A few days later we returned. And some members of my team met one of these ladies that I had prayed with and she had been healed! No more pain. 
I was able to pray for and hold “my” baby. And it was awesome. That day, I spotted a few more children and prayed for them and played with them a little. 
Now this may make you think that I’m so sweet. But I’m sorry I’m about to destroy that image. Although I was willing to play with the kids – I wasn’t willing to allow them to sit on me. They were dirty and I didn’t want to get too dirty. 
But on the second and last Sunday that we were there. This was going to change. God breaks in. He surprises us and changes us in this intense yet completely gentle way. 
On this Sunday there were so many kids many that our team agreed we had never seen before. And God was breaking me for them. I prayed for them and held their hands and I was overwhelmed. I took in their beautiful smiles as I prayed protection over them prayed over them in tongues when I was lead and I waited as some of my team went to invite people to church. 
As I waited another large group of children started to run towards me. And leading the pack was a little girl I had seen in our previous visits but didn’t have much connection with. She ran up to me with so much joy and clambered into my lap! I had no choice in the matter and in that moment how dirty she was didn’t even cross my mind. Instantaneously I had been changed. I hugged her and loved her and we were asked to do something for the children but we didn’t have anything planned. 

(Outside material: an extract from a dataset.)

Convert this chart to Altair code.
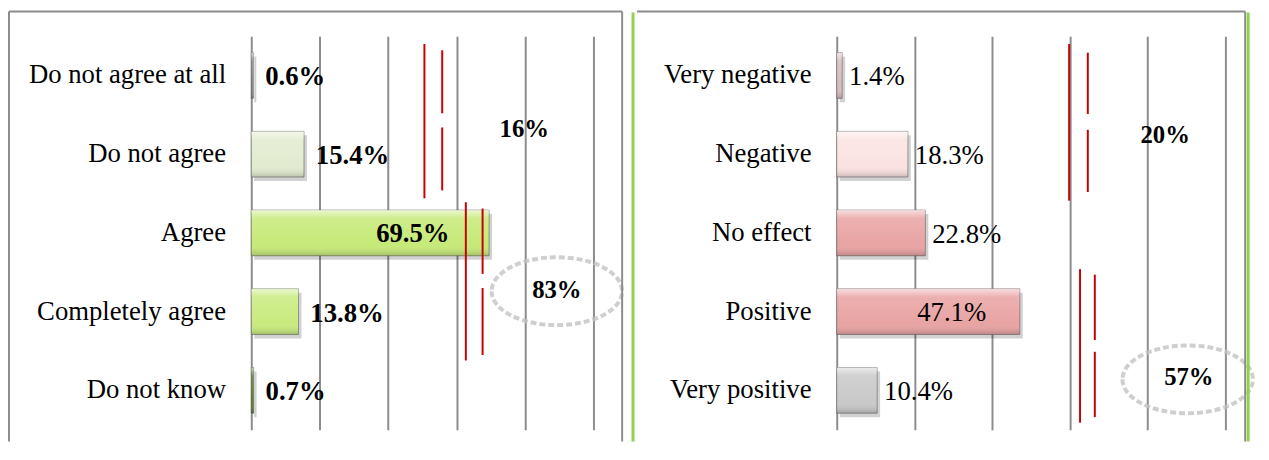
import altair as alt
import pandas as pd

# ---------------- data ----------------
left_cats = ["Do not agree at all", "Do not agree", "Agree", "Completely agree", "Do not know"]
left_vals = [0.6, 15.4, 69.5, 13.8, 0.7]
left_colors = ["#8e8e8e", "#e2ebcf", "#c6ea78", "#c8eb7e", "#5e7d2c"]

right_cats = ["Very negative", "Negative", "No effect", "Positive", "Very positive"]
right_vals = [1.4, 18.3, 22.8, 47.1, 10.4]
right_colors = ["#d8bcbc", "#fbe2e2", "#e9a3a3", "#e9a3a3", "#c9c9c9"]

grid_ticks = [0, 20, 40, 60, 80, 100]

# bracket annotations: x in %, y in row units (row 1 = first category)
left_br_x = [50.6, 55.8, 55.8, 62.7, 67.6, 67.6]
left_br_y1 = [0.60, 0.68, 1.66, 2.61, 2.69, 3.70]
left_br_y2 = [2.56, 1.48, 2.46, 4.62, 3.52, 4.55]
left_tot_text = ["16%", "83%"]
left_tot_x = [79.8, 89.3]
left_tot_y = [1.68, 3.72]
left_ring_x = [89.3]
left_ring_y = [3.74]

right_br_x = [59.8, 64.6, 64.6, 62.6, 66.4, 66.4]
right_br_y1 = [0.60, 0.71, 1.69, 3.46, 3.53, 4.51]
right_br_y2 = [2.59, 1.49, 2.48, 5.41, 4.36, 5.34]
right_tot_text = ["20%", "57%"]
right_tot_x = [84.5, 90.6]
right_tot_y = [1.76, 4.83]
right_ring_x = [90.3]
right_ring_y = [4.86]

FONT = "Liberation Serif"
GRID = "#8c8c8c"
RED = "#c80000"
GREEN = "#92d050"
ELLIPSE = "M-1,0A1,0.52,0,1,0,1,0A1,0.52,0,1,0,-1,0"


def frame_rule(color, width, **enc):
    return alt.Chart(alt.Data(values=[{}])).mark_rule(color=color, strokeWidth=width).encode(**enc)


def panel(cats, vals, colors, weight, in_dx, out_dx, br_x, br_y1, br_y2,
          tot_text, tot_x, tot_y, ring_x, ring_y, frames, w, h):
    df = pd.DataFrame({"cat": cats, "val": vals})
    xsc = alt.Scale(domain=[0, 100], nice=False, zero=True)
    xax = alt.Axis(values=grid_ticks, grid=True, gridColor=GRID, gridWidth=2,
                   labels=False, ticks=False, domain=False, title=None)
    ysc = alt.Scale(domain=cats, paddingInner=0.42, paddingOuter=0.21)
    yax = alt.Axis(title=None, ticks=False, domain=False, grid=False,
                   labelFont=FONT, labelFontSize=27, labelColor="black",
                   labelPadding=26, labelLimit=400)
    X = alt.X("val:Q", scale=xsc, axis=xax)
    Y = alt.Y("cat:N", scale=ysc, axis=yax, sort=None)
    base = alt.Chart(df)

    shadow = base.mark_bar(color="black", opacity=0.18, xOffset=3, x2Offset=3,
                           yOffset=4, y2Offset=4).encode(x=X, y=Y)
    bars = base.mark_bar(stroke="#555555", strokeWidth=1, strokeOpacity=0.55).encode(
        x=X, y=Y,
        color=alt.Color("cat:N", scale=alt.Scale(domain=cats, range=colors), legend=None))
    gloss = base.mark_bar(color=alt.Gradient(
        gradient="linear", x1=0, x2=0, y1=0, y2=1,
        stops=[alt.GradientStop(color="rgba(255,255,255,0.65)", offset=0),
               alt.GradientStop(color="rgba(255,255,255,0.15)", offset=0.18),
               alt.GradientStop(color="rgba(255,255,255,0)", offset=0.75),
               alt.GradientStop(color="rgba(0,0,0,0.18)", offset=1)])).encode(x=X, y=Y)
    lab = "format(datum.val, '.1f') + '%'"
    txt_out = base.transform_filter("datum.val < 40").transform_calculate(lab=lab).mark_text(
        align="left", baseline="middle", dx=out_dx, dy=2, font=FONT, fontSize=27,
        fontWeight=weight, color="black").encode(x=X, y=Y, text="lab:N")
    txt_in = base.transform_filter("datum.val >= 40").transform_calculate(lab=lab).mark_text(
        align="right", baseline="middle", dx=in_dx, dy=1, font=FONT, fontSize=27,
        fontWeight=weight, color="black").encode(x=X, y=Y, text="lab:N")
    inner = alt.layer(shadow, bars, gloss, txt_out, txt_in)

    ysc_n = alt.Scale(domain=[0.5, 5.5], reverse=True, nice=False, zero=False)
    br = pd.DataFrame({"bx": br_x, "y1": br_y1, "y2": br_y2})
    rules = alt.Chart(br).mark_rule(color=RED, strokeWidth=2).encode(
        x=alt.X("bx:Q", scale=xsc, axis=xax),
        y=alt.Y("y1:Q", scale=ysc_n, axis=None), y2="y2:Q")
    ring = alt.Chart(pd.DataFrame({"rx": ring_x, "ry": ring_y})).mark_point(
        shape=ELLIPSE, size=132 * 132, filled=False, stroke="#c4c4c4", strokeWidth=4,
        strokeDash=[6, 3], opacity=0.8).encode(
        x=alt.X("rx:Q", scale=xsc, axis=xax),
        y=alt.Y("ry:Q", scale=ysc_n, axis=None))
    tot = alt.Chart(pd.DataFrame({"t": tot_text, "tx": tot_x, "ty": tot_y})).mark_text(
        font=FONT, fontSize=25, fontWeight="bold", color="black", baseline="middle").encode(
        x=alt.X("tx:Q", scale=xsc, axis=xax),
        y=alt.Y("ty:Q", scale=ysc_n, axis=None), text="t:N")
    ann = alt.layer(ring, rules, tot)

    return alt.layer(inner, ann, *frames).resolve_scale(y="independent").properties(width=w, height=h)


left_frames = [
    frame_rule(GRID, 2, x=alt.value(-245), y=alt.value(-25), y2=alt.value(410)),
    frame_rule(GRID, 2, x=alt.value(375), y=alt.value(-25), y2=alt.value(410)),
    frame_rule(GRID, 2, x=alt.value(-245), x2=alt.value(375), y=alt.value(-25)),
    frame_rule(GREEN, 3, x=alt.value(386), y=alt.value(-24), y2=alt.value(410)),
]
right_frames = [
    frame_rule(GRID, 2, x=alt.value(-202), x2=alt.value(413), y=alt.value(-25)),
    frame_rule(GRID, 2, x=alt.value(413), y=alt.value(-25), y2=alt.value(410)),
    frame_rule(GREEN, 3, x=alt.value(416), y=alt.value(-24), y2=alt.value(410)),
]

left = panel(left_cats, left_vals, left_colors, "bold", -40, 12,
             left_br_x, left_br_y1, left_br_y2, left_tot_text, left_tot_x, left_tot_y,
             left_ring_x, left_ring_y, left_frames, 346, 398)
right = panel(right_cats, right_vals, right_colors, "normal", -34, 7,
              right_br_x, right_br_y1, right_br_y2, right_tot_text, right_tot_x, right_tot_y,
              right_ring_x, right_ring_y, right_frames, 393, 398)

chart = alt.hconcat(left, right, spacing=246, bounds="flush").resolve_scale(
    x="independent", y="independent", color="independent"
).configure_view(stroke=None).properties(padding=0, background="white")

chart.save("out.html", embed_options={"renderer": "svg", "actions": False})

God reminded me of the story in Mark 10 of the children being brought to Jesus and I told them of their importance and preached with this little girl in my arms as I sweated in the heat she nuzzled against me and I only felt love for this girl! 

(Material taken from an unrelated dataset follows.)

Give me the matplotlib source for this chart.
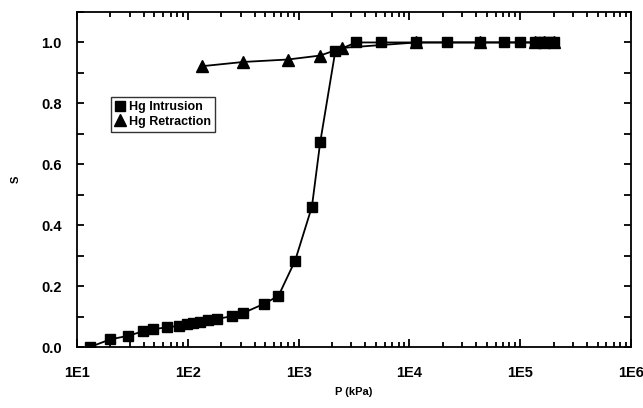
import matplotlib.pyplot as plt
import matplotlib.ticker as mticker
import numpy as np

plt.rcParams['font.family'] = ['Liberation Sans', 'DejaVu Sans']
plt.rcParams['font.weight'] = 'bold'

# intrusion curve (pressure in kPa, saturation)
p_intr = [13.1, 19.9, 29.1, 39.7, 48.9, 64.6, 84, 98, 112, 129, 153, 183, 249, 318,
          489, 658, 931, 1319, 1566, 2143, 3290, 5530, 11540, 21870, 43000, 70800,
          99000, 137000, 150000, 165000, 182000, 201000]
s_intr = [0.0, 0.025, 0.037, 0.052, 0.058, 0.065, 0.069, 0.074, 0.078, 0.082, 0.089,
          0.092, 0.101, 0.112, 0.142, 0.168, 0.284, 0.461, 0.672, 0.971, 1.0, 1.0,
          1.0, 1.0, 1.0, 1.0, 1.0, 1.0, 1.0, 1.0, 1.0, 1.0]

# retraction curve
p_retr = [134, 318, 800, 1566, 2460, 11540, 43000, 137000, 165000, 201000]
s_retr = [0.922, 0.936, 0.944, 0.957, 0.982, 1.0, 1.0, 1.0, 1.0, 1.0]

fig = plt.figure(figsize=(6.43, 4.08), dpi=100)
ax = fig.add_axes([0.1198, 0.1495, 0.8615, 0.8211])

ax.plot(p_intr, s_intr, color='black', lw=1.3, marker='s', ms=7.5, label='Hg Intrusion', zorder=3)
ax.plot(p_retr, s_retr, color='black', lw=1.3, marker='^', ms=8, label='Hg Retraction', zorder=2)

ax.set_xscale('log')
ax.set_xlim(10, 1e6)
ax.set_ylim(0, 1.1)

ax.xaxis.set_major_locator(mticker.LogLocator(base=10, numticks=10))
ax.xaxis.set_minor_locator(mticker.LogLocator(base=10, subs=np.arange(2, 10), numticks=20))
ax.xaxis.set_major_formatter(mticker.FuncFormatter(lambda v, pos: f'1E{int(round(np.log10(v)))}'))
ax.xaxis.set_minor_formatter(mticker.NullFormatter())

ax.yaxis.set_major_locator(mticker.MultipleLocator(0.2))
ax.yaxis.set_minor_locator(mticker.MultipleLocator(0.1))
ax.yaxis.set_major_formatter(mticker.FormatStrFormatter('%.1f'))

ax.tick_params(which='both', direction='in', top=True, right=True, width=1.3,
               labelsize=10.5)
ax.tick_params(axis='x', which='major', length=6, pad=14)
ax.tick_params(axis='x', which='minor', length=3.5)
ax.tick_params(axis='y', which='both', length=5, pad=11)
for lab in ax.get_xticklabels() + ax.get_yticklabels():
    lab.set_fontweight('bold')

for sp in ax.spines.values():
    sp.set_linewidth(1.3)

ax.set_xlabel('P (kPa)', fontsize=8, fontweight='bold', labelpad=5)
ax.set_ylabel('S', fontsize=8, fontweight='bold', labelpad=15)

leg = ax.legend(loc='upper left', bbox_to_anchor=(0.05, 0.765), fontsize=9,
                frameon=True, fancybox=False, edgecolor='black', handlelength=0.7,
                handletextpad=0.4, borderpad=0.35, labelspacing=0.2, markerscale=1.0)
leg.get_frame().set_linewidth(1.0)
for t in leg.get_texts():
    t.set_fontweight('bold')
for h in leg.get_lines():
    h.set_linestyle('none')

fig.savefig('out.png', dpi=100)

God sent me to that place not for the adults but for the children. For my team and those who lived in the trash dump he sent my team. I know because of a prayer prayed by a man called John who lived there. He told God that our team had helped to take bad thoughts from their minds, and brought them hope. There was so much said in this prayer and unfortunately I can’t recount it all. However, what I can say is I was shocked at the amount of impact we had! His words moved me. They moved me so much that if I ever return to Mombasa I know that I will do all I can to return to that place to check in those people. 
I went from being reluctant to return to desperate to return. I want to go back and I continue to pray for the children their to examples to their parents and lead the way in being the change in their community. 
I honestly believe I am forever changed because I continued to return.